Opinion
(Filed December 23, 1901.)
LICENSES — Taxation — Emigrant Agent — Acts 1901, Ch. 9, Secs. 84, 104 — The Constitution, Art. V, Sec. 3 — U.S. Constitution, Art. I. Sec. 8, Clause 3.
Under Acts 1901, Chap. 9, secs. 84, 104, a tax of twenty-five dollars on emigrant agents or persons engaged in procuring laborers to accept employment in another State is constitutional.
INDICTMENT against Chas. Hunt, heard by Judge H. R. Starbuck and a jury, at July Term, 1901, of the Superior Court of FORSYTH County. From a judgment of guilty on a special verdict, the defendant appealed.
Brown Shepherd, for Robert D. Gilmer, Attorney-General, for the State.
Holton Alexander, for the defendant.
The defendant is indicted for acting as "emigrant agent in procuring laborers to accept employment in another State" without having obtained a license as emigrant agent. The special verdict finds that "the defendant has been getting hands to work for the Norfolk and Western Railway Company in the States of Virginia and West Virginia; that he has been engaged in the business of obtaining hands to accept employment in another State," and that on demand he refused to pay said tax.
The statute provides, Laws 1901, Chap. 9, sec. 84: "On every emigrant agent or person engaged in procuring laborers to accept employment in another State, a tax of $25." Section 104, same chapter, prescribes: "Every individual or firm carrying on or conducting either of the trades or business upon which a specific amount of license tax is levied, shall pay the required license tax for every separate location in which the trade or business is conducted, unless otherwise herein provided," and section 102 authorizes the county to "levy the same tax and no more."
The defendant moved in arrest of judgment on the ground that the act is in violation of the Federal Constitution, because: (1) It is contrary to the Interstate Commerce clause, Art. I, sec. 8, Cl. 3. (2) That it impairs the privileges of the citizens of one State in other States. (3) Because it wrongfully affects the functions and operations of the Federal Government. (4) For "these and other reasons" the act is void. The points thus presented have been recently decided by the United States Supreme Court. Williams v. Fears, 179 U.S. 270 (10 Dec., 1900). The Georgia statute there called in question imposed a tax "upon each emigrant agent, or employer or employee of such agents, doing business in this State, the sum of five hundred dollars, for each county in which business is conducted." It is held, in the opinion by Fuller, C. J., that this tax "upon emigrant agents, meaning persons engaged in hiring laborers to be employed beyond the limits of the State, does not amount to such an interference with the freedom of transit, or of contract, as to violate the Federal Constitution; nor does it deny the equal protection of the laws, because the business of hiring persons to labor within the State is not subjected to a like tax; that these labor contracts are not in themselves interstate commerce, nor is the tax upon such occupation a burden upon such commerce."

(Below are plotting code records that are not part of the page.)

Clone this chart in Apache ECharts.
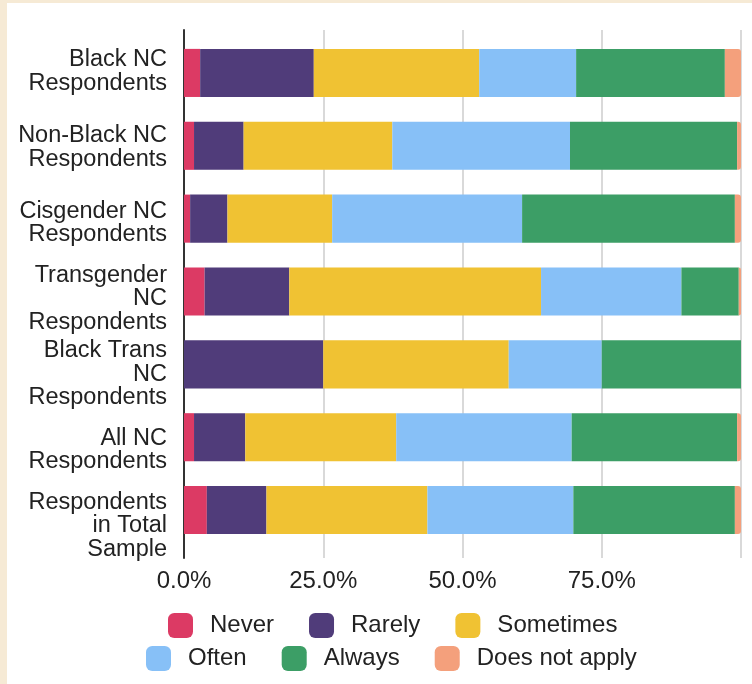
<!DOCTYPE html>
<html>
<head>
<meta charset="utf-8">
<script src="https://cdn.jsdelivr.net/npm/echarts@6/dist/echarts.min.js"></script>
<style>
  html, body { margin: 0; padding: 0; width: 752px; height: 684px; background: #f6ead5; overflow: hidden; }
  #chart { position: absolute; left: 7px; top: 3px; width: 745px; height: 681px; background: #ffffff; }
</style>
</head>
<body>
<div id="chart"></div>
<script>
// ---- data ----
const categories = [
  'Black NC\nRespondents',
  'Non-Black NC\nRespondents',
  'Cisgender NC\nRespondents',
  'Transgender\nNC\nRespondents',
  'Black Trans\nNC\nRespondents',
  'All NC\nRespondents',
  'Respondents\nin Total\nSample'
];
const seriesNames = ['Never', 'Rarely', 'Sometimes', 'Often', 'Always', 'Does not apply'];
const never      = [2.9, 1.8, 1.1, 3.7, 0.0, 1.8, 4.1];
const rarely     = [20.4, 8.9, 6.7, 15.2, 25.0, 9.2, 10.7];
const sometimes  = [29.7, 26.7, 18.8, 45.2, 33.3, 27.1, 28.9];
const often      = [17.4, 31.9, 34.1, 25.2, 16.7, 31.5, 26.2];
const always     = [26.7, 30.0, 38.2, 10.3, 25.0, 29.7, 29.0];
const doesNotApply = [2.9, 0.7, 1.1, 0.4, 0.0, 0.7, 1.1];
const xTicks = [0, 25, 50, 75];
// ---- style ----
const colors = ['#dc3a64', '#503c7a', '#f0c233', '#87c0f7', '#3c9e66', '#f4a07c'];
const values = [never, rarely, sometimes, often, always, doesNotApply];
const font = '"Liberation Sans", Arial, sans-serif';

const chart = echarts.init(document.getElementById('chart'), null, { renderer: 'canvas' });

const series = seriesNames.map((name, i) => ({
  name: name,
  type: 'bar',
  stack: 'total',
  xAxisIndex: 0,
  yAxisIndex: 0,
  barWidth: '66%',
  itemStyle: {
    color: colors[i],
    borderRadius: i === seriesNames.length - 1 ? [0, 3, 3, 0] : 0
  },
  emphasis: { disabled: true },
  data: values[i]
}));

const legendBase = {
  orient: 'horizontal',
  icon: 'roundRect',
  padding: 0,
  itemWidth: 25, itemHeight: 25, itemGap: 35,
  selectedMode: false,
  textStyle: { color: '#222222', fontFamily: font, fontSize: 24, padding: [0, 0, 0, 12] }
};

chart.setOption({
  animation: false,
  backgroundColor: '#ffffff',
  color: colors,
  grid: [
    { left: 177, width: 557, top: 33.5, height: 510 },   // bars
    { left: 177, width: 557, top: 30.7, height: 530 },   // category labels
    { left: 177, width: 557, top: 27, height: 528 }      // gridlines + axis line
  ],
  xAxis: [
    { gridIndex: 0, type: 'value', min: 0, max: 100, show: false },
    { gridIndex: 1, type: 'value', min: 0, max: 100, show: false },
    {
      gridIndex: 2, type: 'value', min: 0, max: 100, interval: 25,
      axisLine: { show: false }, axisTick: { show: false },
      splitLine: { show: true, lineStyle: { color: '#cccccc', width: 1.5 } },
      axisLabel: {
        margin: 11,
        color: '#222222',
        fontFamily: font,
        fontSize: 24,
        formatter: v => xTicks.indexOf(v) >= 0 ? v.toFixed(1) + '%' : ''
      }
    }
  ],
  yAxis: [
    { gridIndex: 0, type: 'category', data: categories, inverse: true, show: false },
    {
      gridIndex: 1, type: 'category', data: categories, inverse: true,
      axisLine: { show: false }, axisTick: { show: false }, splitLine: { show: false },
      axisLabel: {
        margin: 17,
        color: '#222222',
        fontFamily: font,
        fontSize: 23.5,
        lineHeight: 23.5,
        align: 'right'
      }
    },
    {
      gridIndex: 2, type: 'value', min: 0, max: 1,
      axisLine: { show: true, lineStyle: { color: '#333333', width: 2 } },
      axisTick: { show: false }, axisLabel: { show: false }, splitLine: { show: false }
    }
  ],
  legend: [
    Object.assign({ data: seriesNames.slice(0, 3), left: 161, top: 610 }, legendBase),
    Object.assign({ data: seriesNames.slice(3), left: 139, top: 643 }, legendBase)
  ],
  series: series
});
</script>
</body>
</html>
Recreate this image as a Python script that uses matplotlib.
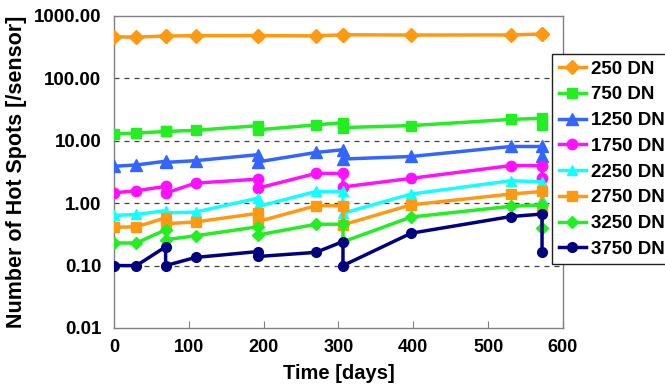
import matplotlib
matplotlib.use("Agg")
import matplotlib.pyplot as plt
from matplotlib.ticker import FixedLocator, FormatStrFormatter

plt.rcParams['font.family'] = ['Liberation Sans', 'DejaVu Sans']
plt.rcParams['font.weight'] = 'bold'

# time points (repeated days = two measurements on the same day)
days = [0, 30, 69, 69, 109, 193, 193, 270, 306, 306, 397, 530, 572, 572]

labels = ["250 DN", "750 DN", "1250 DN", "1750 DN", "2250 DN", "2750 DN", "3250 DN", "3750 DN"]

dn250  = [465, 458, 478, 478, 483, 485, 485, 480, 500, 500, 495, 497, 515, 515]
dn750  = [12.9, 13.3, 14.1, 14.1, 14.7, 17.5, 15.0, 18.0, 19.5, 16.3, 17.5, 22.0, 23.0, 18.0]
dn1250 = [3.9, 4.1, 4.7, 4.5, 4.8, 6.0, 4.6, 6.5, 7.2, 5.1, 5.6, 8.1, 8.1, 5.6]
dn1750 = [1.47, 1.58, 1.86, 1.45, 2.1, 2.43, 1.75, 3.0, 3.0, 1.82, 2.5, 4.0, 4.0, 2.5]
dn2250 = [0.635, 0.66, 0.76, 0.70, 0.72, 1.21, 0.89, 1.54, 1.54, 0.69, 1.4, 2.29, 2.2, 1.15]
dn2750 = [0.41, 0.42, 0.58, 0.47, 0.50, 0.69, 0.51, 0.91, 0.91, 0.45, 0.94, 1.4, 1.54, 0.78]
dn3250 = [0.23, 0.23, 0.375, 0.26, 0.30, 0.42, 0.31, 0.46, 0.46, 0.24, 0.6, 0.89, 0.94, 0.40]
dn3750 = [0.10, 0.10, 0.20, 0.10, 0.135, 0.168, 0.14, 0.163, 0.243, 0.10, 0.33, 0.61, 0.67, 0.168]

series = [dn250, dn750, dn1250, dn1750, dn2250, dn2750, dn3250, dn3750]
colors = ["#FF9912", "#22EE22", "#3366FF", "#FF11FF", "#11FFFF", "#FF9912", "#22EE22", "#000080"]
markers = ["D", "s", "^", "o", "^", "s", "D", "o"]
msizes = [7, 7.5, 8, 7.5, 7.5, 7.5, 6, 7]

xticks = [0, 100, 200, 300, 400, 500, 600]
yticks = [0.01, 0.1, 1, 10, 100, 1000]

fig = plt.figure(figsize=(6.65, 3.87), dpi=100)
ax = fig.add_axes([0.1714, 0.1525, 0.6752, 0.8062])

for vals, lab, c, m, ms in zip(series, labels, colors, markers, msizes):
    ax.plot(days, vals, color=c, marker=m, markersize=ms, linewidth=2.5,
            label=lab, markeredgecolor=c, zorder=3)

ax.set_yscale('log')
ax.set_ylim(0.01, 1000)
ax.set_xlim(0, 600)
ax.yaxis.set_major_locator(FixedLocator(yticks))
ax.yaxis.set_minor_locator(FixedLocator([]))
ax.yaxis.set_major_formatter(FormatStrFormatter('%.2f'))
ax.xaxis.set_major_locator(FixedLocator(xticks))

for v in [0.1, 1, 10, 100]:
    ax.axhline(v, color='#404040', linestyle=(0, (4, 4)), linewidth=0.9, zorder=1)

for s in ax.spines.values():
    s.set_color('#808080')
    s.set_linewidth(1.0)

ax.tick_params(axis='x', direction='in', length=5, color='#808080', labelsize=13, pad=8)
ax.tick_params(axis='y', length=0, labelsize=13.5, pad=9)
for t in ax.get_xticklabels() + ax.get_yticklabels():
    t.set_fontweight('bold')

ax.set_xlabel("Time [days]", fontsize=14.5, fontweight='bold', labelpad=6)
ax.set_ylabel("Number of Hot Spots [/sensor]", fontsize=15.5, fontweight='bold', labelpad=5)

leg = fig.legend(loc='upper left', bbox_to_anchor=(0.830, 0.8605), borderaxespad=0,
                 prop={'size': 13.5, 'weight': 'bold'}, handlelength=1.45, handletextpad=0.3,
                 labelspacing=0.46, borderpad=0.35, fancybox=False, framealpha=1,
                 edgecolor='#202020')
leg.get_frame().set_linewidth(1.0)

fig.savefig("out.png", dpi=100)
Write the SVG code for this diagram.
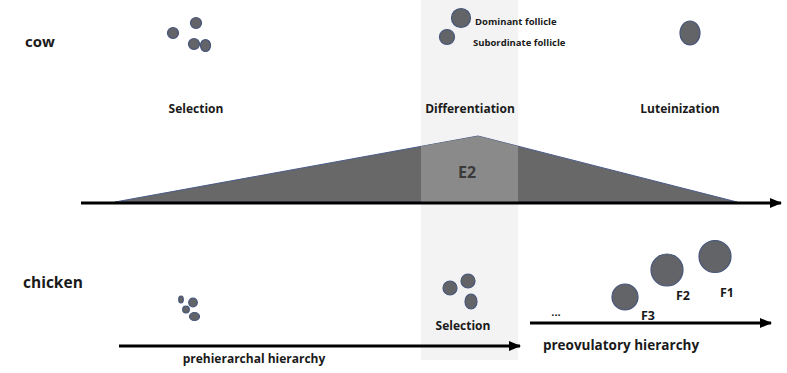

The opinion further holds that "the business itself is of such nature and importance as to justify the exercise of the police power in its regulation." The opinion is so full and complete as to render unnecessary any discussion by us.
The defendant also demurred to the indictment that it was in conflict with the State Constitution in that: (1) It is not such a tax as is authorized to be levied by Art. V, sec. 3 of the State Constitution. (2) Because it restricts a harmless occupation. (3) That it prescribes no supervision of the business, and is, therefore, not an exercise of the police power. (4) Because of the unreasonableness of the license fee.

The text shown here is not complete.